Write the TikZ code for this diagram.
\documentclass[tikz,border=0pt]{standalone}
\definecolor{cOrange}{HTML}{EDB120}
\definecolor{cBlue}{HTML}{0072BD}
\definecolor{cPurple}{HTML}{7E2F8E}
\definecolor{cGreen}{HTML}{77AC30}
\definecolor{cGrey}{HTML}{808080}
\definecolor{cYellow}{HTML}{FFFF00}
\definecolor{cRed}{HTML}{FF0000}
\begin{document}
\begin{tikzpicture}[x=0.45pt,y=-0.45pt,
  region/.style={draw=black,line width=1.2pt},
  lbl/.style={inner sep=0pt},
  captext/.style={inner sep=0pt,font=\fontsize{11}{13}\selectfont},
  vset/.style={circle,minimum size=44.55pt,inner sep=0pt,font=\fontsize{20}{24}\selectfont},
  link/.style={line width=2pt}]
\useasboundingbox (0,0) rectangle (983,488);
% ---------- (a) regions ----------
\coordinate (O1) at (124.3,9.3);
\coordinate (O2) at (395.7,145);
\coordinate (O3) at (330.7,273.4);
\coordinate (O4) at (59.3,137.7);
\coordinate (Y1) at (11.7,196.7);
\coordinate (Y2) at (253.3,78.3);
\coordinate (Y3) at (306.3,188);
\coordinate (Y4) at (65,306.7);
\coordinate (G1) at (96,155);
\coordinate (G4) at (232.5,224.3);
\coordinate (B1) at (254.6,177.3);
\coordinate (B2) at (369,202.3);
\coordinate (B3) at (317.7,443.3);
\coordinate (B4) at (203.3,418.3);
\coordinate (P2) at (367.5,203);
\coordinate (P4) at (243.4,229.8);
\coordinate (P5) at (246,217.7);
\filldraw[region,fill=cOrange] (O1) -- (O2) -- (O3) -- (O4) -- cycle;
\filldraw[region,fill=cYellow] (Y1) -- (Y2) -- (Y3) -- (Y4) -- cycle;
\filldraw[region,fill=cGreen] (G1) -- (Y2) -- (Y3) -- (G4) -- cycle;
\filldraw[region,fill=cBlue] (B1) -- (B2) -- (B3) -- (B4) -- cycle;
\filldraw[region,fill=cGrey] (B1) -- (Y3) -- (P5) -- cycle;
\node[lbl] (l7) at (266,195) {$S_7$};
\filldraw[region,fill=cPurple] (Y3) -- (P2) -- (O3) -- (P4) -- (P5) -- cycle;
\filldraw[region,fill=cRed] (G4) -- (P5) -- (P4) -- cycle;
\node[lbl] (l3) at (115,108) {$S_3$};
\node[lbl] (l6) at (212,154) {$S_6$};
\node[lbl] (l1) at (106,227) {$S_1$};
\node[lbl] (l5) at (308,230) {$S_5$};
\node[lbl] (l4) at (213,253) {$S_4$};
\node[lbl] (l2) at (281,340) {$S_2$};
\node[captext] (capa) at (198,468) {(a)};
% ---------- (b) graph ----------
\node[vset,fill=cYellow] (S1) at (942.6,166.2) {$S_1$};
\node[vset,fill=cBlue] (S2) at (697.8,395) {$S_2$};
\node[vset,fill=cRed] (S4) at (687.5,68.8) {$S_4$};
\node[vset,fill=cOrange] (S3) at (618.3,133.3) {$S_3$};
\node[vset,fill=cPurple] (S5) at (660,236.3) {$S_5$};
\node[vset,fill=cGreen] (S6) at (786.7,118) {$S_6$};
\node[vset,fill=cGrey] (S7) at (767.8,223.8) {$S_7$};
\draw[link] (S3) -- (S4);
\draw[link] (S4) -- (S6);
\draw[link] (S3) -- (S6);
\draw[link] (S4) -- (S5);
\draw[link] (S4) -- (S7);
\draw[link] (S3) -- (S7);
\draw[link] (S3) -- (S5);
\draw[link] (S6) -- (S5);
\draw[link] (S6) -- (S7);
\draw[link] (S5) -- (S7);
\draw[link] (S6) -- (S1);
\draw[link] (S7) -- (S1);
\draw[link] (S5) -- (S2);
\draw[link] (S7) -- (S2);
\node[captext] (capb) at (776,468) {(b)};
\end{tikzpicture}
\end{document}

# # # #

Work instructions =
Reproduce the material above without altering a single character.

Written answer =
Write the TikZ code for this diagram.
\documentclass[tikz,border=0pt]{standalone}
\definecolor{cOrange}{HTML}{EDB120}
\definecolor{cBlue}{HTML}{0072BD}
\definecolor{cPurple}{HTML}{7E2F8E}
\definecolor{cGreen}{HTML}{77AC30}
\definecolor{cGrey}{HTML}{808080}
\definecolor{cYellow}{HTML}{FFFF00}
\definecolor{cRed}{HTML}{FF0000}
\begin{document}
\begin{tikzpicture}[x=0.45pt,y=-0.45pt,
  region/.style={draw=black,line width=1.2pt},
  lbl/.style={inner sep=0pt},
  captext/.style={inner sep=0pt,font=\fontsize{11}{13}\selectfont},
  vset/.style={circle,minimum size=44.55pt,inner sep=0pt,font=\fontsize{20}{24}\selectfont},
  link/.style={line width=2pt}]
\useasboundingbox (0,0) rectangle (983,488);
% ---------- (a) regions ----------
\coordinate (O1) at (124.3,9.3);
\coordinate (O2) at (395.7,145);
\coordinate (O3) at (330.7,273.4);
\coordinate (O4) at (59.3,137.7);
\coordinate (Y1) at (11.7,196.7);
\coordinate (Y2) at (253.3,78.3);
\coordinate (Y3) at (306.3,188);
\coordinate (Y4) at (65,306.7);
\coordinate (G1) at (96,155);
\coordinate (G4) at (232.5,224.3);
\coordinate (B1) at (254.6,177.3);
\coordinate (B2) at (369,202.3);
\coordinate (B3) at (317.7,443.3);
\coordinate (B4) at (203.3,418.3);
\coordinate (P2) at (367.5,203);
\coordinate (P4) at (243.4,229.8);
\coordinate (P5) at (246,217.7);
\filldraw[region,fill=cOrange] (O1) -- (O2) -- (O3) -- (O4) -- cycle;
\filldraw[region,fill=cYellow] (Y1) -- (Y2) -- (Y3) -- (Y4) -- cycle;
\filldraw[region,fill=cGreen] (G1) -- (Y2) -- (Y3) -- (G4) -- cycle;
\filldraw[region,fill=cBlue] (B1) -- (B2) -- (B3) -- (B4) -- cycle;
\filldraw[region,fill=cGrey] (B1) -- (Y3) -- (P5) -- cycle;
\node[lbl] (l7) at (266,195) {$S_7$};
\filldraw[region,fill=cPurple] (Y3) -- (P2) -- (O3) -- (P4) -- (P5) -- cycle;
\filldraw[region,fill=cRed] (G4) -- (P5) -- (P4) -- cycle;
\node[lbl] (l3) at (115,108) {$S_3$};
\node[lbl] (l6) at (212,154) {$S_6$};
\node[lbl] (l1) at (106,227) {$S_1$};
\node[lbl] (l5) at (308,230) {$S_5$};
\node[lbl] (l4) at (213,253) {$S_4$};
\node[lbl] (l2) at (281,340) {$S_2$};
\node[captext] (capa) at (198,468) {(a)};
% ---------- (b) graph ----------
\node[vset,fill=cYellow] (S1) at (942.6,166.2) {$S_1$};
\node[vset,fill=cBlue] (S2) at (697.8,395) {$S_2$};
\node[vset,fill=cRed] (S4) at (687.5,68.8) {$S_4$};
\node[vset,fill=cOrange] (S3) at (618.3,133.3) {$S_3$};
\node[vset,fill=cPurple] (S5) at (660,236.3) {$S_5$};
\node[vset,fill=cGreen] (S6) at (786.7,118) {$S_6$};
\node[vset,fill=cGrey] (S7) at (767.8,223.8) {$S_7$};
\draw[link] (S3) -- (S4);
\draw[link] (S4) -- (S6);
\draw[link] (S3) -- (S6);
\draw[link] (S4) -- (S5);
\draw[link] (S4) -- (S7);
\draw[link] (S3) -- (S7);
\draw[link] (S3) -- (S5);
\draw[link] (S6) -- (S5);
\draw[link] (S6) -- (S7);
\draw[link] (S5) -- (S7);
\draw[link] (S6) -- (S1);
\draw[link] (S7) -- (S1);
\draw[link] (S5) -- (S2);
\draw[link] (S7) -- (S2);
\node[captext] (capb) at (776,468) {(b)};
\end{tikzpicture}
\end{document}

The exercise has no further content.